▸ **PROMPT**: Identify all lines in the data containing the string "recreates". Copy them out.

▸ **PROVIDED MATERIAL**:
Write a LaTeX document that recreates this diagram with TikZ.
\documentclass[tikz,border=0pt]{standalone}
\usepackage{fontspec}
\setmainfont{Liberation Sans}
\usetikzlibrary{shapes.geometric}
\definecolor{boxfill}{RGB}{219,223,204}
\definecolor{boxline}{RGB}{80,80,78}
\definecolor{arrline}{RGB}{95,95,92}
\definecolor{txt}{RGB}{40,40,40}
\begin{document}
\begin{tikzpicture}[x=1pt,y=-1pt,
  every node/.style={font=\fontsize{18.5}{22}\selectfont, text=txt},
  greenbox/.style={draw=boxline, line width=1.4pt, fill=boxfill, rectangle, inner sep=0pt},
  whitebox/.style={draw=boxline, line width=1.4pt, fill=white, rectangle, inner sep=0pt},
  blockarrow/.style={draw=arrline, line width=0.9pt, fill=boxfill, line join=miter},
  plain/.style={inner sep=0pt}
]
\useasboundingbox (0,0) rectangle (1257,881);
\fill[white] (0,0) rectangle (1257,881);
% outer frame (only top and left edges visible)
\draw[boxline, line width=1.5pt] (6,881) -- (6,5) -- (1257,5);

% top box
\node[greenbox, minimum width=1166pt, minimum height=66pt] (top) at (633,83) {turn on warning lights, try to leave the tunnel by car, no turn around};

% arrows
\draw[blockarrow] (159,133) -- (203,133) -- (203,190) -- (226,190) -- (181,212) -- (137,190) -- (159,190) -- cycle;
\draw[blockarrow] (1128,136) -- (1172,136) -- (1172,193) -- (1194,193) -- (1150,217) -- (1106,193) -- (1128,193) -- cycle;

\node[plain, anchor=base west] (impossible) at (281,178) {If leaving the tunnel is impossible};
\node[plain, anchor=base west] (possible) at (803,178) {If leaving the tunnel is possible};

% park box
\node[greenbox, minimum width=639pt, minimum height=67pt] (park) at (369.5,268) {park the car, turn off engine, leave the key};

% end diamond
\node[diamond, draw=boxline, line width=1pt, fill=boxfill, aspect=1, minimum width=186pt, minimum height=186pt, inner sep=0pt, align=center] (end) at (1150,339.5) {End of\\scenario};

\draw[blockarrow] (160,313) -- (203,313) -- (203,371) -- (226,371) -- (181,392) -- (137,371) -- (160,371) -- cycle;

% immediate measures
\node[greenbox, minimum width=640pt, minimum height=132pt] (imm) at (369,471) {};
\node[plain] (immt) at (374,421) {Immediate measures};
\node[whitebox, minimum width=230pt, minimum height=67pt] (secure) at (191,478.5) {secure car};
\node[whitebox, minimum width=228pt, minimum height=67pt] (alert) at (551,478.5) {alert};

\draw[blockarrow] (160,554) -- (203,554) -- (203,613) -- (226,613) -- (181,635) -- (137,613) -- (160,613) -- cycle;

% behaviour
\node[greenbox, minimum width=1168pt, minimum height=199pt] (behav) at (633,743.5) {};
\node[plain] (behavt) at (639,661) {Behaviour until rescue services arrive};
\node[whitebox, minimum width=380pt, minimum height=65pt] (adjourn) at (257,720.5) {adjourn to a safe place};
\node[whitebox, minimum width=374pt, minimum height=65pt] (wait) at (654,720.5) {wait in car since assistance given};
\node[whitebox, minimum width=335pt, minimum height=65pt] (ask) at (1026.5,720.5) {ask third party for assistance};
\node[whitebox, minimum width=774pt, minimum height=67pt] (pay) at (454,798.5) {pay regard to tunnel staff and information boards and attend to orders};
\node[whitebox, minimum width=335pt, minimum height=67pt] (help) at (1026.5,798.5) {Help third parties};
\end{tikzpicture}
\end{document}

--

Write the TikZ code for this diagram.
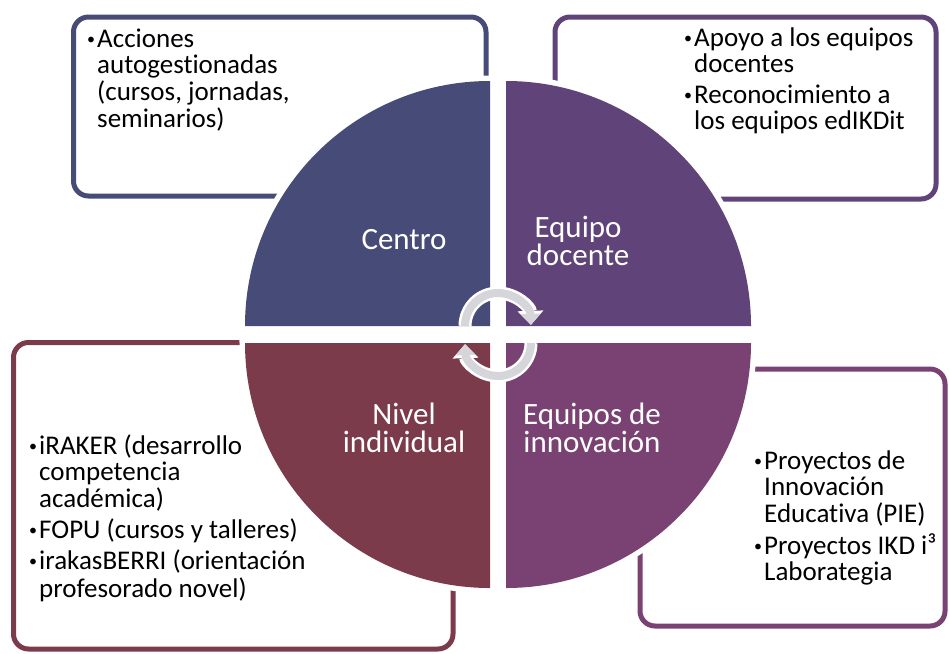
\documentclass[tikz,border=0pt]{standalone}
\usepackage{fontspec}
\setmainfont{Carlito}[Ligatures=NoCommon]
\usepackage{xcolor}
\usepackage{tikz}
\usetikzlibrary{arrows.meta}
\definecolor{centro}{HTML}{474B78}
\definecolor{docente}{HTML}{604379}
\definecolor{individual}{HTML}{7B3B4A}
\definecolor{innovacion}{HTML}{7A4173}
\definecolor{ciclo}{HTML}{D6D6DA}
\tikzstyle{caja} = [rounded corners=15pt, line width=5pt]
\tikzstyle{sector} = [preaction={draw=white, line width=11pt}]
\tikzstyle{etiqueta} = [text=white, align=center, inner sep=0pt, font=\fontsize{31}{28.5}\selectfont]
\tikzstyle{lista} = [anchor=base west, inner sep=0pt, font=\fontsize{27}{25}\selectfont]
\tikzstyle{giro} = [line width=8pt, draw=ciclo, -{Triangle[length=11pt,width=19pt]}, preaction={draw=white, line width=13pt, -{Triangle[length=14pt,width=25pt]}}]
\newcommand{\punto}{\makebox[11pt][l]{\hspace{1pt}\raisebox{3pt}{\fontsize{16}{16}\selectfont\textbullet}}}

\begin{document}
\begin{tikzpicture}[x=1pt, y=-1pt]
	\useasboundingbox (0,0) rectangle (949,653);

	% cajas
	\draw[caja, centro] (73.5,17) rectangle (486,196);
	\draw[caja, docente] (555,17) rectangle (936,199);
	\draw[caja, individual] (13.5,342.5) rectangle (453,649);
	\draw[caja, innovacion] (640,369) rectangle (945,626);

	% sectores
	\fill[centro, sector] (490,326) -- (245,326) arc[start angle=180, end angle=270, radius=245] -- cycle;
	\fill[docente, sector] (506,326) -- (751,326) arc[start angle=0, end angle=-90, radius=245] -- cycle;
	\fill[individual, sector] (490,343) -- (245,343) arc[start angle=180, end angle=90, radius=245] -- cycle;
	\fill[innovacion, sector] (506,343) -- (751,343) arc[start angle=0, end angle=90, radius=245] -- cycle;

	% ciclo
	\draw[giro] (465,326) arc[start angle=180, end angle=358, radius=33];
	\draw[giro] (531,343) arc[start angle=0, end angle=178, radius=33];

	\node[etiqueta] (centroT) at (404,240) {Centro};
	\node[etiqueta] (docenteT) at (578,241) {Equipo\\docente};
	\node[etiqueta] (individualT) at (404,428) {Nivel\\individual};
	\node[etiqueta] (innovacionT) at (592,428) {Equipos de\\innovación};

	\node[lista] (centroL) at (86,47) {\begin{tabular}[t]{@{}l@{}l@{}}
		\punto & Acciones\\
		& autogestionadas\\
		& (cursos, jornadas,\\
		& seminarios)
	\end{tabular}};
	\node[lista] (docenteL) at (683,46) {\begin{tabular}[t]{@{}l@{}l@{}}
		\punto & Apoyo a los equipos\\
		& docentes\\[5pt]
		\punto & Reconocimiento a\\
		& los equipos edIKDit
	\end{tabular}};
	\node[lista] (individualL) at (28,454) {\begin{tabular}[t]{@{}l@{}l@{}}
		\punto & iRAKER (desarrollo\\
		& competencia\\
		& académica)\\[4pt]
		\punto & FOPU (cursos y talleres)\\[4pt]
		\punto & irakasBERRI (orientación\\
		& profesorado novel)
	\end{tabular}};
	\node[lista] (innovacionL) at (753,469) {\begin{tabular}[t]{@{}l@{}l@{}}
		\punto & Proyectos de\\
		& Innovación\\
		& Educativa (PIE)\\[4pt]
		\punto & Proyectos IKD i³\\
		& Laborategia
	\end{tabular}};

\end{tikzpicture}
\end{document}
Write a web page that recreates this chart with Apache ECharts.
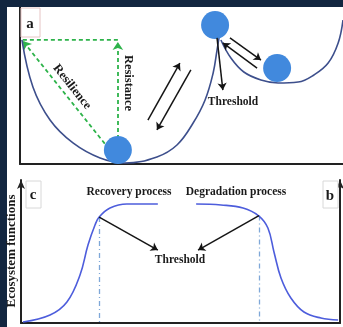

▸ **FULL ANSWER**:
Write a LaTeX document that recreates this diagram with TikZ.
Write a web page that recreates this chart with Apache ECharts.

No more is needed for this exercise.